シンカー: 世界経済の成長見通しは引続き悪化しており、弊社の2019年GDP予測も前回GEO(世界経済見通し)に比べて下方修正した。しかし、下方修正幅は2019年予測が0.1pp、2020年予測に変更は無く、全体としては今回も小さかった。これは、他社・機関の大半の予測(過去1年半程度、小幅にしか下方修正していない)と完全に一致している。こうした背景から、世界の債券市場が激変していることは行き過ぎとみられ、今回のGEOのタイトルも「行き過ぎた悲観論( “Pessimism overdone”)」とした。

SG証券・会田氏の分析
(画像=PIXTA)

グローバル・レポートの要約

●SG世界経済見通し(9/17):行き過ぎた悲観論

SGアンカーテーマ

世界経済の成長見通しは引続き悪化しており、弊社の2019年GDP予測も前回GEO(世界経済見通し)に比べて下方修正した。しかし、下方修正幅は2019年予測が0.1pp、2020年予測に変更は無く、全体としては今回も小さかった。これは、他社・機関の大半の予測(過去1年半程度、小幅にしか下方修正していない)と完全に一致している。こうした背景から、世界の債券市場が激変していることは行き過ぎとみられ、今回のGEOのタイトルも「行き過ぎた悲観論( “Pessimism overdone”)」とした。

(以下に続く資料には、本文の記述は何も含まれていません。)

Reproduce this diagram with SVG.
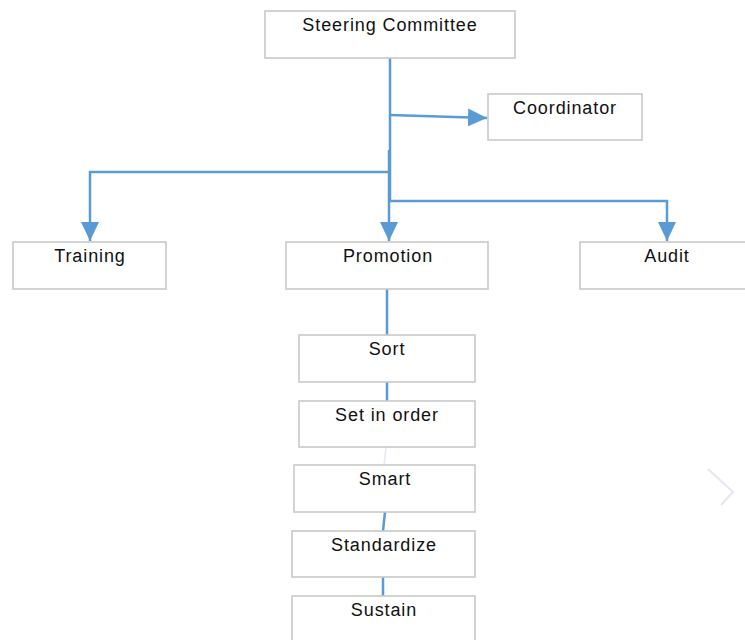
<svg xmlns="http://www.w3.org/2000/svg" width="745" height="640" viewBox="0 0 745 640">
<style>
.box{fill:#fff;stroke:#c9c9c9;stroke-width:1.6}
.lbl{font-family:"Liberation Sans",Arial,sans-serif;font-size:18px;fill:#111;text-anchor:middle;letter-spacing:0.9px}
.c{fill:none;stroke:#5b9bd5;stroke-width:2.5}
</style>
<defs>
<marker id="ah" markerUnits="userSpaceOnUse" markerWidth="20" markerHeight="20" viewBox="0 0 20 20" refX="19" refY="10" orient="auto">
<path d="M0,1 L19,10 L0,19 Z" fill="#5b9bd5"/>
</marker>
</defs>
<rect width="745" height="640" fill="#fff"/>
<g id="connectors">
<path class="c" d="M390,58 V201"/>
<path class="c" d="M390,115 L487,118" marker-end="url(#ah)"/>
<path class="c" d="M390,172 H90 V241" marker-end="url(#ah)"/>
<path class="c" d="M389,150 V241" marker-end="url(#ah)"/>
<path class="c" d="M390,201 H667 V241" marker-end="url(#ah)"/>
<path class="c" d="M387,289 V335"/>
<path class="c" d="M387,382 V401"/>
<path d="M386,447 L384,465" fill="none" stroke="#e3e9f1" stroke-width="1.5"/>
<path class="c" d="M385,512 L383,531"/>
<path class="c" d="M383,577 V596"/>
</g>
<g id="steering"><rect class="box" x="265" y="11" width="250" height="47"/><text class="lbl" x="390" y="31">Steering Committee</text></g>
<g id="coordinator"><rect class="box" x="488" y="94" width="154" height="46"/><text class="lbl" x="565" y="114">Coordinator</text></g>
<g id="training"><rect class="box" x="13" y="242" width="153" height="47"/><text class="lbl" x="90" y="262">Training</text></g>
<g id="promotion"><rect class="box" x="286" y="242" width="202" height="47"/><text class="lbl" x="388" y="262">Promotion</text></g>
<g id="audit"><rect class="box" x="580" y="242" width="174" height="47"/><text class="lbl" x="667" y="262">Audit</text></g>
<g id="sort"><rect class="box" x="299" y="335" width="176" height="47"/><text class="lbl" x="387" y="355">Sort</text></g>
<g id="setinorder"><rect class="box" x="299" y="401" width="176" height="46"/><text class="lbl" x="387" y="421">Set in order</text></g>
<g id="smart"><rect class="box" x="294" y="465" width="181" height="47"/><text class="lbl" x="385" y="485">Smart</text></g>
<g id="standardize"><rect class="box" x="292" y="531" width="183" height="46"/><text class="lbl" x="384" y="551">Standardize</text></g>
<g id="sustain"><rect class="box" x="292" y="596" width="183" height="60"/><text class="lbl" x="384" y="616">Sustain</text></g>
<polyline points="708,469 733,492 721,505" fill="none" stroke="#e4e7ef" stroke-width="2"/>
</svg>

グローバル経済の実態、今の所はセンチメントよりも良好

世界の債券市場から判断すると、経済アルマゲドン(またはそれに近い恐ろしいシナリオ)が近いとみられる。しかし、これまでのグローバルGDP成長率予測の下方修正は、2019年、2020年とも依然として非常に小幅である(国、地域別に大きな差は生じているが)。

FRBの取組みにもかかわらず、米国リセッションが近づいている

弊社は米国経済のリセッション入りを判断するデータとして、企業収益率を重視しているが、これが劇的に変化(低下)している。このため「米国が2020年中頃に比較的緩やかで短いリセッションを迎える」という弊社の見方が固まっている。ドイツも、リセッションはほぼ不可避とみられる。ただ弊社は、ユーロ圏は(特に2020年は経済成長が減速するが)リセッションを回避できると強く考えている。アジア太平洋地域でも、景気減速が続くとみられる。

世界のほぼ全ての国で、財政政策が重荷を負う必要がある

いまのところ大半の国では、主に金融政策が、弱まりつつある景気を刺激する役割を果たしてきた。だがその大部分で、策を凝らす余地が(少なくとも金利という意味では)非常に小さくなっている。このため、需要の刺激が必要になれば、財政政策を推し進めることが必要になるだろう。また先進国、新興国の多くで財政政策当局は、(ドイツでさえも)多少の(財政を通じた)景気刺激策が必要だと受入れている(または受入れているようにみえる)。だが現時点では、そうした(財政を通じた)刺激策は控えめとみられる。

インフレはGDP成長率に比べて底固くなる

弊社のインフレ予測はグローバルレベルでは過去3カ月変わっておらず、予測対象期間でほとんど変化しないと見込んでいる。インフレ率は先進国では依然として抑制されており、2%よりも1.5%に近くなっている。原油価格上昇が弱くなると予測されており、こうした場合通常はインフレ率が低下する。ただし他に想定の変化があり下方圧力を相殺してきた。それは、米国と中国の輸入関税引上げ、米国のインフレファンダメンタルズが驚くほど変化していることだ。

中央銀行は限られた弾薬を早く発射する

先進国の中央銀行は総じて同じ問題を抱えている。現在の政策金利水準が絶対的に低く、さきの世界金融危機よりも前に「正常」と考えられていた水準からは遠いことだ。金融政策の余地が限られる中で、中央銀行にとって長期的に「弾薬を残す」と「予防的に動く」のどちらが良いのか(あるいはいつ実行するのか)議論されているが、全体的にみると後者のアプローチに明らかに傾いている。今までのところ、利下げはアジア太平洋地域に集中しているが、他地域の中央銀行(特に欧州、米国)も追随すると弊社は見込んでいる。

米国と中国の貿易戦争が本格化、世界貿易は低調に 最近の数週間(または数カ月)、米国と中国の貿易紛争がさらにエスカレートしており、そのペースも加速している。今後数カ月での紛争解決は非常に難しいとみられる。一方、世界貿易はリセッションの域に入った。また米国の通商政策で目標が設定された証拠も見当たらない。